Syrien: Zurück im IS-Trauma?

Seit einer Woche greifen die Hajat Tahrir al-Scham (HTS) und die Syrian National Army (SNA), früher als Freie Syrische Armee bekannt, weite Teile der syrischen Provinz Aleppo und der Stadt mit dem gleichen Namen an. Mittlerweile haben sie nahezu die gesamte Region erobert und sind bis nach Hama im Süden vorgestossen. Von einem Blitzangriff ist die Rede, doch für die Kurd:innen und jene, die an der Seite der Autonomen Administration Nord- und Ostsyriens stehen, kommt die Offensive keineswegs überraschend: Die Türkei, Hauptunterstützerin beider Gruppen, plante sie schon lange und hatte sie in den vergangenen Wochen und Monaten wiederholt angekündigt.

HTS und SNA werden oft als «Rebellen» oder «Oppositionskräfte» bezeichnet, doch für Kurd:innen sowie Minderheiten wie Armenierinnen, Assyrer und Aramäer:innen sind sie der Inbegriff der Gewalt. Diese Gruppen richten sich gezielt gegen Minderheiten, Frauen und Andersgläubige. Die HTS ist faktisch ein neu formierter IS. Ihre Brutalität demonstrierte sie bereits 2019: Hevrin Khalaf, Vorsitzende der Syrian Future Party, fiel einem Mordanschlag zum Opfer, ebenso der armenische Priester Hovsep Bedoyan und sein Sohn – die HTS instrumentalisierte die Taten als Propaganda und zur Einschüchterung. Auch bei den kurdischen Newroz-Feierlichkeiten 2023 wurden Kurd:innen auf offener Strasse erschossen. Die dschihadistische Prägung von HTS und SNA wird durch IS-Symbole und ehemalige IS-Kämpfer in ihren Reihen bestätigt.

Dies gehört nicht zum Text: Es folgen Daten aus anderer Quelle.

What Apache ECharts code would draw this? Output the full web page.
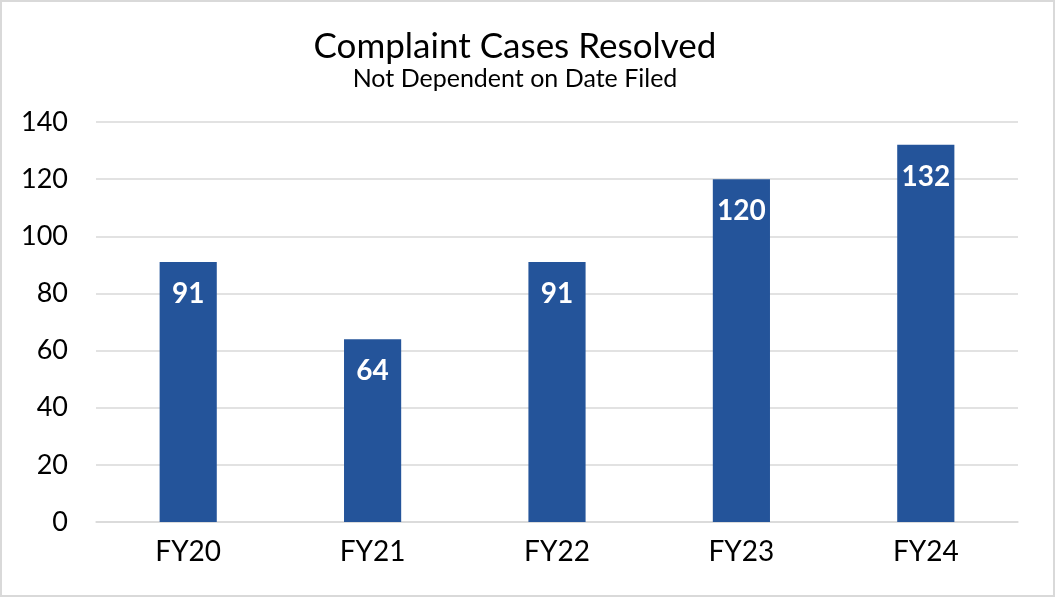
<!DOCTYPE html>
<html><head><meta charset="utf-8">
<script src="https://cdn.jsdelivr.net/npm/echarts@6/dist/echarts.min.js"></script>
<style>html,body{margin:0;padding:0;background:#fff}#c{width:1055px;height:597px;box-sizing:border-box;border:2px solid #d9d9d9}</style>
</head><body><div id="c"></div>
<script>
const categories = ["FY20","FY21","FY22","FY23","FY24"];
const resolved = [91, 64, 91, 120, 132];
const yTicks = {min:0, max:140, interval:20};
const FONT = "Lato, 'Open Sans', sans-serif";
const chart = echarts.init(document.getElementById('c'), null, {renderer:'canvas'});
chart.setOption({
  animation:false,
  title:{
    text:"Complaint Cases Resolved",
    subtext:"Not Dependent on Date Filed",
    left:508, textAlign:'center', top:22, itemGap:2,
    textStyle:{fontFamily:FONT, fontSize:35, fontWeight:'normal', color:'#000'},
    subtextStyle:{fontFamily:FONT, fontSize:25, color:'#000'}
  },
  grid:{left:94, right:35, top:120, bottom:73, containLabel:false},
  xAxis:{
    type:'category', data:categories,
    axisLine:{show:true, lineStyle:{color:'#d9d9d9', width:1.5}},
    axisTick:{show:false},
    axisLabel:{fontFamily:FONT, fontSize:28, color:'#000', margin:16}
  },
  yAxis:{
    type:'value', min:yTicks.min, max:yTicks.max, interval:yTicks.interval,
    axisLine:{show:false}, axisTick:{show:false},
    splitLine:{lineStyle:{color:'#d9d9d9', width:1.5}},
    axisLabel:{fontFamily:FONT, fontSize:27, color:'#000', margin:28}
  },
  series:[{
    type:'bar', data:resolved, barWidth:'31%',
    itemStyle:{color:'#24549a'},
    label:{show:true, position:'insideTop', distance:18, color:'#fff',
      fontFamily:FONT, fontWeight:'bold', fontSize:28}
  }]
});
</script></body></html>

In den von diesen Kräften besetzten Gebieten herrscht Angst und Schrecken. Berichte über Gewalt gegen Frauen häufen sich. Das Afrin Missing Women Project dokumentiert Hunderte Fälle von entführten und vergewaltigten Frauen. Allein die Zugehörigkeit zur kurdischen oder jesidischen Gemeinschaft kann tödlich sein. Tausende Flüchtende kauern in der Eiseskälte auf den Strassen, ohne Nahrung oder Wasser. Die eingeschränkte Kommunikation lässt das volle Ausmass der Gewalt nur langsam sichtbar werden. Eine dreiköpfige jesidische Familie aus Afrin wurde erschossen, ebenso ein Mann und sein Sohn aus der Region. Kurdische Kämpfer:innen werden entführt und vor Kameras gezerrt, es gibt Berichte über Enthauptungen.

Es drohen eine humanitäre Katastrophe und eine Neuauflage des IS-Terrors – und das, während Rojava nicht nur durch die türkische Grenzmauer isoliert wird, sondern auch durch das Unvermögen der Uno, einen humanitären Korridor zu schaffen. Der einzige existierende Korridor, Bab al-Hawa, führt in von dschihadistischen Gruppen kontrolliertes Gebiet. Nebst der Gefahr einer ethnischen Säuberung in den Städten Tel Rifat und Aleppo droht eine gravierende Verschärfung der humanitären Krise in ganz Syrien.